[DATA]:
....

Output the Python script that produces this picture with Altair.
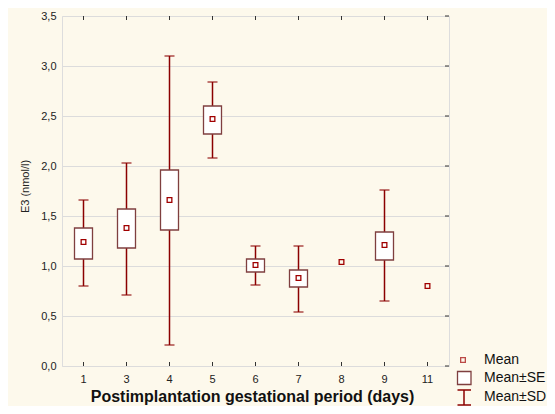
import altair as alt
import pandas as pd

days = ["1", "3", "4", "5", "6", "7", "8", "9", "11"]
mean = [1.24, 1.38, 1.66, 2.47, 1.01, 0.88, 1.04, 1.21, 0.80]
se_low = [1.07, 1.18, 1.36, 2.32, 0.94, 0.79, None, 1.06, None]
se_high = [1.38, 1.57, 1.96, 2.60, 1.07, 0.96, None, 1.34, None]
sd_low = [0.80, 0.71, 0.21, 2.08, 0.81, 0.54, None, 0.65, None]
sd_high = [1.66, 2.03, 3.10, 2.84, 1.20, 1.20, None, 1.76, None]
y_ticks = [0.0, 0.5, 1.0, 1.5, 2.0, 2.5, 3.0, 3.5]
legend_labels = ["Mean", "Mean±SE", "Mean±SD"]

df = pd.DataFrame({"day": days, "mean": mean, "se_low": se_low, "se_high": se_high,
                   "sd_low": sd_low, "sd_high": sd_high})
df_err = df.dropna()
df_ticks = pd.DataFrame({"v": y_ticks})
df_days = pd.DataFrame({"day": days})
one = pd.DataFrame({"k": [0]})

W, H = 387, 350
RED = "#8B0000"
BOXC = "#7F3F3F"
FONT = "Liberation Sans"

xs = alt.X("day:N", sort=days,
           scale=alt.Scale(domain=days, paddingInner=0, paddingOuter=0),
           axis=alt.Axis(title="Postimplantation gestational period  (days)", labelAngle=0,
                         labelFontSize=11, labelColor="#222", labelPadding=7,
                         ticks=False, domain=False,
                         titleFontSize=16, titleFontWeight="bold", titleColor="#111",
                         titleBaseline="middle", titleY=30, titleX=190))
ys_scale = alt.Scale(domain=[0, 3.5], nice=False, zero=False)

rules = alt.Chart(df_err).mark_rule(color=RED, strokeWidth=1.5).encode(
    x=xs,
    y=alt.Y("sd_low:Q", scale=ys_scale,
            axis=alt.Axis(title="E3 (nmol/l)", values=y_ticks,
                          labelExpr="replace(format(datum.value, '.1f'), '.', ',')",
                          labelFontSize=11, labelColor="#222", labelPadding=6,
                          ticks=False, domain=False,
                          grid=True, gridColor="#DCDCDC", gridWidth=1,
                          titleFontSize=11, titleFontWeight="normal", titleColor="#222",
                          titleAngle=-90, titleAlign="center", titleBaseline="middle",
                          titleX=-37, titleY=170)),
    y2="sd_high:Q")

cap_hi = alt.Chart(df_err).mark_tick(color=RED, size=10, thickness=1.5).encode(
    x=alt.X("day:N", sort=days), y=alt.Y("sd_high:Q"))
cap_lo = alt.Chart(df_err).mark_tick(color=RED, size=10, thickness=1.5).encode(
    x=alt.X("day:N", sort=days), y=alt.Y("sd_low:Q"))

boxes = alt.Chart(df_err).mark_bar(size=18, fill="white", stroke=BOXC, strokeWidth=1.3).encode(
    x=alt.X("day:N", sort=days), y=alt.Y("se_low:Q"), y2="se_high:Q")

means = alt.Chart(df).mark_point(shape="square", filled=False, size=22, color="#A00000",
                                  strokeWidth=1.3, opacity=1).encode(
    x=alt.X("day:N", sort=days), y=alt.Y("mean:Q"))

# inward ticks on top / bottom / right frame
top_ticks = alt.Chart(df_days).mark_rule(color="#333", strokeWidth=1).encode(
    x=alt.X("day:N", sort=days), y=alt.value(0), y2=alt.value(4))
bot_ticks = alt.Chart(df_days).mark_rule(color="#333", strokeWidth=1).encode(
    x=alt.X("day:N", sort=days), y=alt.value(H), y2=alt.value(H - 4))
right_ticks = alt.Chart(df_ticks).mark_rule(color="#333", strokeWidth=1).encode(
    y=alt.Y("v:Q"), x=alt.value(W), x2=alt.value(W - 4))

# legend
leg_mean = alt.Chart(one).mark_point(shape="square", filled=False, size=22,
                                     color="#A00000", strokeWidth=1.3).encode(
    x=alt.value(401), y=alt.value(344))
leg_box = alt.Chart(one).mark_rect(fill="white", stroke=BOXC, strokeWidth=1.3).encode(
    x=alt.value(395.5), x2=alt.value(409), y=alt.value(355.5), y2=alt.value(368.5))
leg_sd = alt.Chart(one).mark_rule(color=RED, strokeWidth=1.5).encode(
    x=alt.value(402), y=alt.value(374), y2=alt.value(389))
leg_sd_t = alt.Chart(one).mark_rule(color=RED, strokeWidth=1.5).encode(
    x=alt.value(395.5), x2=alt.value(409), y=alt.value(374))
leg_sd_b = alt.Chart(one).mark_rule(color=RED, strokeWidth=1.5).encode(
    x=alt.value(395.5), x2=alt.value(409), y=alt.value(389))
leg_y = [344, 362, 381]
leg_texts = [
    alt.Chart(one).mark_text(align="left", baseline="middle", fontSize=14, font=FONT,
                             color="#111", text=lab).encode(
        x=alt.value(422), y=alt.value(yy))
    for lab, yy in zip(legend_labels, leg_y)
]

chart = alt.layer(rules, cap_hi, cap_lo, boxes, means, top_ticks, bot_ticks, right_ticks,
                  leg_mean, leg_box, leg_sd, leg_sd_t, leg_sd_b, *leg_texts).properties(
    width=W, height=H,
    autosize=alt.AutoSizeParams(type="none"),
    padding={"left": 54, "top": 8, "right": 98, "bottom": 40},
    background="#FDF9EC",
).configure_view(fill="white", stroke="#2a2a2a", strokeWidth=2).configure(
    font=FONT)

chart.save("out.html", embed_options={"renderer": "svg", "actions": False})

....

[EXERCISE DESCRIPTION]: Give back every line exactly as it stands, pictures excluded.

[ANSWER IN FULL]:
Output the Python script that produces this picture with Altair.
import altair as alt
import pandas as pd

days = ["1", "3", "4", "5", "6", "7", "8", "9", "11"]
mean = [1.24, 1.38, 1.66, 2.47, 1.01, 0.88, 1.04, 1.21, 0.80]
se_low = [1.07, 1.18, 1.36, 2.32, 0.94, 0.79, None, 1.06, None]
se_high = [1.38, 1.57, 1.96, 2.60, 1.07, 0.96, None, 1.34, None]
sd_low = [0.80, 0.71, 0.21, 2.08, 0.81, 0.54, None, 0.65, None]
sd_high = [1.66, 2.03, 3.10, 2.84, 1.20, 1.20, None, 1.76, None]
y_ticks = [0.0, 0.5, 1.0, 1.5, 2.0, 2.5, 3.0, 3.5]
legend_labels = ["Mean", "Mean±SE", "Mean±SD"]

df = pd.DataFrame({"day": days, "mean": mean, "se_low": se_low, "se_high": se_high,
                   "sd_low": sd_low, "sd_high": sd_high})
df_err = df.dropna()
df_ticks = pd.DataFrame({"v": y_ticks})
df_days = pd.DataFrame({"day": days})
one = pd.DataFrame({"k": [0]})

W, H = 387, 350
RED = "#8B0000"
BOXC = "#7F3F3F"
FONT = "Liberation Sans"

xs = alt.X("day:N", sort=days,
           scale=alt.Scale(domain=days, paddingInner=0, paddingOuter=0),
           axis=alt.Axis(title="Postimplantation gestational period  (days)", labelAngle=0,
                         labelFontSize=11, labelColor="#222", labelPadding=7,
                         ticks=False, domain=False,
                         titleFontSize=16, titleFontWeight="bold", titleColor="#111",
                         titleBaseline="middle", titleY=30, titleX=190))
ys_scale = alt.Scale(domain=[0, 3.5], nice=False, zero=False)

rules = alt.Chart(df_err).mark_rule(color=RED, strokeWidth=1.5).encode(
    x=xs,
    y=alt.Y("sd_low:Q", scale=ys_scale,
            axis=alt.Axis(title="E3 (nmol/l)", values=y_ticks,
                          labelExpr="replace(format(datum.value, '.1f'), '.', ',')",
                          labelFontSize=11, labelColor="#222", labelPadding=6,
                          ticks=False, domain=False,
                          grid=True, gridColor="#DCDCDC", gridWidth=1,
                          titleFontSize=11, titleFontWeight="normal", titleColor="#222",
                          titleAngle=-90, titleAlign="center", titleBaseline="middle",
                          titleX=-37, titleY=170)),
    y2="sd_high:Q")

cap_hi = alt.Chart(df_err).mark_tick(color=RED, size=10, thickness=1.5).encode(
    x=alt.X("day:N", sort=days), y=alt.Y("sd_high:Q"))
cap_lo = alt.Chart(df_err).mark_tick(color=RED, size=10, thickness=1.5).encode(
    x=alt.X("day:N", sort=days), y=alt.Y("sd_low:Q"))

boxes = alt.Chart(df_err).mark_bar(size=18, fill="white", stroke=BOXC, strokeWidth=1.3).encode(
    x=alt.X("day:N", sort=days), y=alt.Y("se_low:Q"), y2="se_high:Q")

means = alt.Chart(df).mark_point(shape="square", filled=False, size=22, color="#A00000",
                                  strokeWidth=1.3, opacity=1).encode(
    x=alt.X("day:N", sort=days), y=alt.Y("mean:Q"))

# inward ticks on top / bottom / right frame
top_ticks = alt.Chart(df_days).mark_rule(color="#333", strokeWidth=1).encode(
    x=alt.X("day:N", sort=days), y=alt.value(0), y2=alt.value(4))
bot_ticks = alt.Chart(df_days).mark_rule(color="#333", strokeWidth=1).encode(
    x=alt.X("day:N", sort=days), y=alt.value(H), y2=alt.value(H - 4))
right_ticks = alt.Chart(df_ticks).mark_rule(color="#333", strokeWidth=1).encode(
    y=alt.Y("v:Q"), x=alt.value(W), x2=alt.value(W - 4))

# legend
leg_mean = alt.Chart(one).mark_point(shape="square", filled=False, size=22,
                                     color="#A00000", strokeWidth=1.3).encode(
    x=alt.value(401), y=alt.value(344))
leg_box = alt.Chart(one).mark_rect(fill="white", stroke=BOXC, strokeWidth=1.3).encode(
    x=alt.value(395.5), x2=alt.value(409), y=alt.value(355.5), y2=alt.value(368.5))
leg_sd = alt.Chart(one).mark_rule(color=RED, strokeWidth=1.5).encode(
    x=alt.value(402), y=alt.value(374), y2=alt.value(389))
leg_sd_t = alt.Chart(one).mark_rule(color=RED, strokeWidth=1.5).encode(
    x=alt.value(395.5), x2=alt.value(409), y=alt.value(374))
leg_sd_b = alt.Chart(one).mark_rule(color=RED, strokeWidth=1.5).encode(
    x=alt.value(395.5), x2=alt.value(409), y=alt.value(389))
leg_y = [344, 362, 381]
leg_texts = [
    alt.Chart(one).mark_text(align="left", baseline="middle", fontSize=14, font=FONT,
                             color="#111", text=lab).encode(
        x=alt.value(422), y=alt.value(yy))
    for lab, yy in zip(legend_labels, leg_y)
]

chart = alt.layer(rules, cap_hi, cap_lo, boxes, means, top_ticks, bot_ticks, right_ticks,
                  leg_mean, leg_box, leg_sd, leg_sd_t, leg_sd_b, *leg_texts).properties(
    width=W, height=H,
    autosize=alt.AutoSizeParams(type="none"),
    padding={"left": 54, "top": 8, "right": 98, "bottom": 40},
    background="#FDF9EC",
).configure_view(fill="white", stroke="#2a2a2a", strokeWidth=2).configure(
    font=FONT)

chart.save("out.html", embed_options={"renderer": "svg", "actions": False})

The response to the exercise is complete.